One of the key issues is how to integrate Sustainable Development Goals (SDGs) into financial decisions and strengthen climate finance mechanisms to support developing countries in their efforts to combat climate change, reduce greenhouse gas emissions, and achieve a green transition.
Climate finance involves mobilizing funds from various sources, including international organizations, governments, private enterprises, and green bonds, to assist developing nations in tackling the climate crisis. These funds are not only directed toward reducing emissions but also enhancing resilience to extreme weather events and improving the socio-economic structures of these countries to achieve sustainable development.
In an exclusive interview with Southern Finance, Selwin Hart, Special Adviser to the Secretary-General on Climate Action and Assistant Secretary-General for the Climate Action Team, emphasized the importance of climate finance. He pointed out that developing nations are not only the primary victims of climate change but also essential participants in the global response to the crisis. However, high financing costs, heavy debt burdens, and insufficient technological support have slowed their progress in the renewable energy revolution and carbon reduction efforts.
Hart called on the international community, particularly developed nations and financial institutions, to increase their financial support for these countries. He urged the adoption of innovative financing tools, such as green bonds and carbon market mechanisms, to help developing countries combat climate change while achieving economic growth and sustainable development.

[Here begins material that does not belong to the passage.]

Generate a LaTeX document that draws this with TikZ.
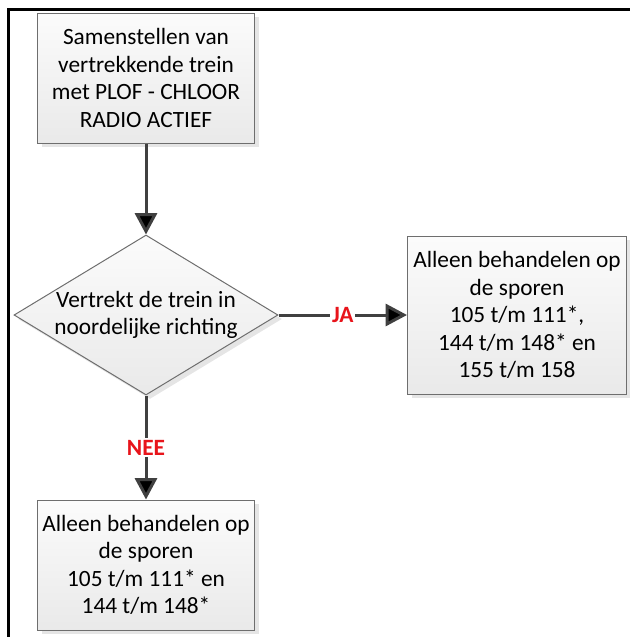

Southern Finance: Climate finance is often cited as a key barrier to effective global climate action. So what step is the United Nations taking to mobilize and scale up financial support for climate adaption and mitigation in developing countries?
Selwin Hart: Thank you so much for this opportunity to speak to you about the existential crisis of climate, but also climate represents one of the greatest opportunities for growth and development in the developing world, and I'll explain it a bit.
The reality is that we're not on track to meet our climate goals. So it tells us very clearly that in order for us to prevent the worst impacts of the climate crisis and limit global warming to 1.5 degrees Celsius, we need to rapidly reduce emissions. And we're not on target, but the reality is that over the course of the last few years we've made, I would say since the adoption of the Paris Agreement in 2015, we've made really great progress. In 2016, one year after the Paris Agreement was adopted, we celebrated the installation of 180 gigawatts of renewable energy, and that year 700,000 electric vehicles were sold. Last year, over 510 gigawatts of clean power were installed globally, an increase of two and a half times new record, and close to 14 million electric vehicles were sold globally.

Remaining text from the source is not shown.